Convergence of the series $\sum \frac{\sqrt{n+1}-\sqrt{n}}{n^x}$

Question

Could you help me to understand for which $x$ this series converge $\displaystyle\sum \frac{\sqrt{n+1}-\sqrt{n}}{n^x}$?

Answer 1

Note that $$\frac{\sqrt{n+1}-\sqrt{n}}{n^x}=\frac{\sqrt{n+1}-\sqrt{n}}{n^x}\cdot\frac{\sqrt{n+1}+\sqrt{n}}{\sqrt{n+1}+\sqrt{n}}=\frac{1}{n^x(\sqrt{n+1}+\sqrt{n})}.$$

If $x>1/2$, then $$\frac{\sqrt{n+1}-\sqrt{n}}{n^x}=\frac{1}{n^x(\sqrt{n+1}+\sqrt{n})}\leq\frac{1}{n^x(2\sqrt{n})}=\frac{1}{2n^{x+\frac{1}{2}}}.$$ Since $\displaystyle\sum\frac{1}{2n^{x+\frac{1}{2}}}$ converges when $x>1/2$ (see p-series), by comparison test, $\displaystyle\sum\frac{\sqrt{n+1}-\sqrt{n}}{n^x}$ converges.

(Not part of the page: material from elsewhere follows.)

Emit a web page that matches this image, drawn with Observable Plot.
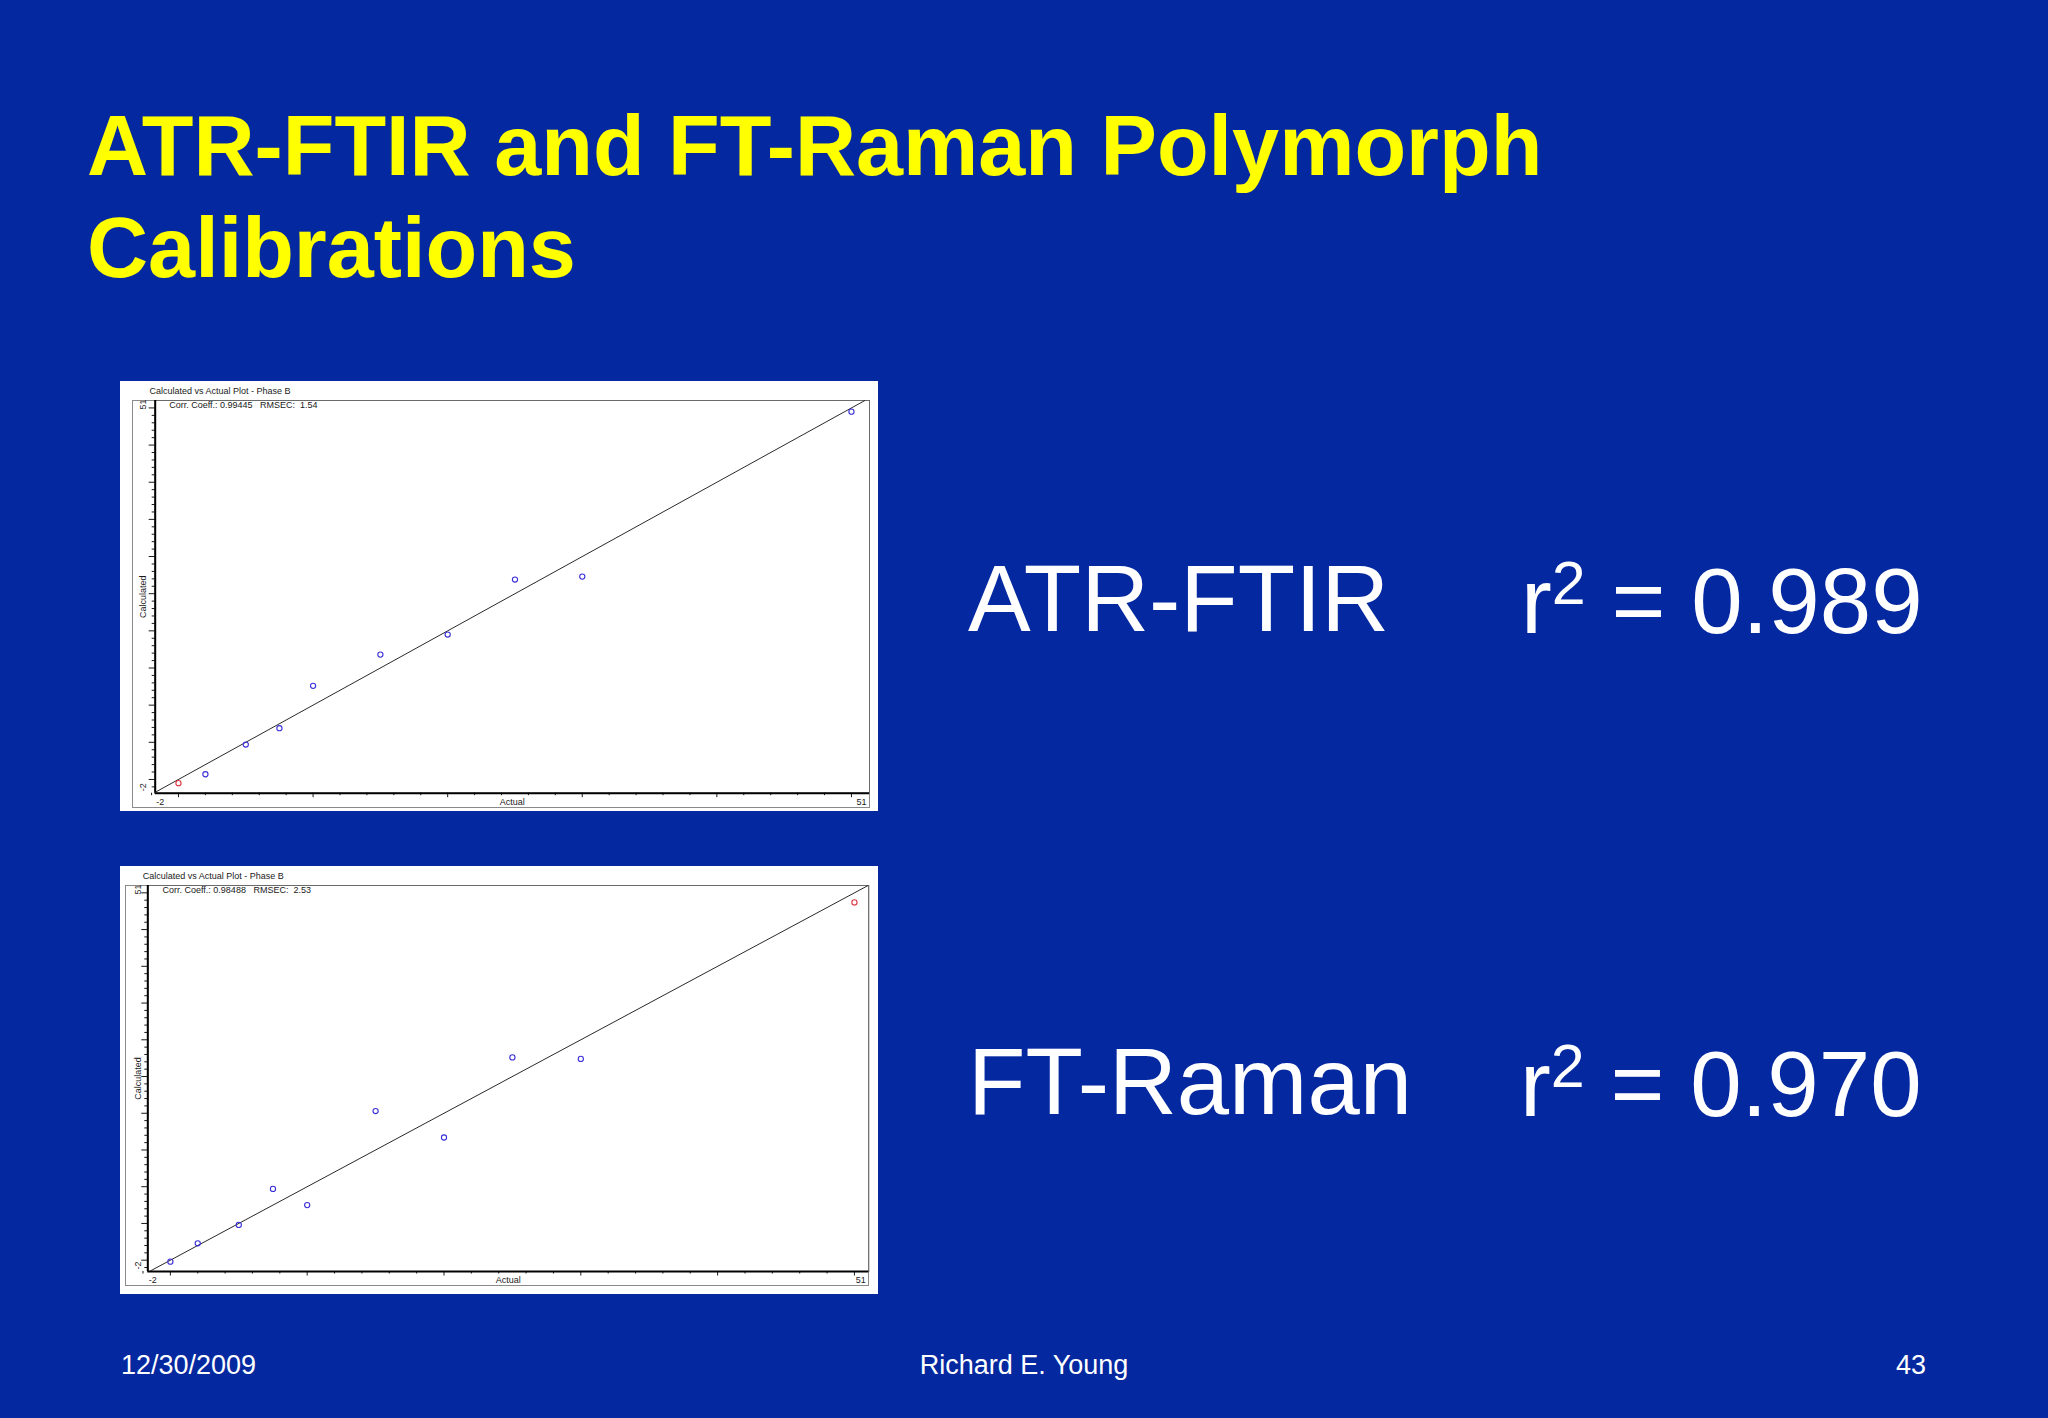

On the other hand, if $x\le 1/2$, $$\frac{\sqrt{n+1}-\sqrt{n}}{n^x}=\frac{1}{n^x(\sqrt{n+1}+\sqrt{n})}\geq\frac{1}{n^x(\sqrt{n})}=\frac{1}{n^{x+\frac{1}{2}}}\geq\frac{1}{n}.$$ Since the harmonic series diverges, by comparison test again, $\displaystyle\sum\frac{\sqrt{n+1}-\sqrt{n}}{n^x}$ diverges.

Answer 2

We know that $\displaystyle\sum_{n=1}^\infty n^{-s}$ converges for $s>1$.

As pointed out by Norbert, $\sqrt{n+1}-\sqrt{n}= \frac{1}{\sqrt{n+1}+\sqrt{n}}<\frac{1}{\sqrt{n}+\sqrt{n}}$.

Hence, $\displaystyle\sum_{n=1}^\infty \frac{\sqrt{n+1}-\sqrt{n}}{n^x}<\displaystyle\sum_{n=1}^\infty \frac{1}{2\times{n^{\frac{1}{2}+x}}}$.

hence, for convergence, we must have the exponent of n $>1$. Hence, we must have $x>\frac{1}{2}$.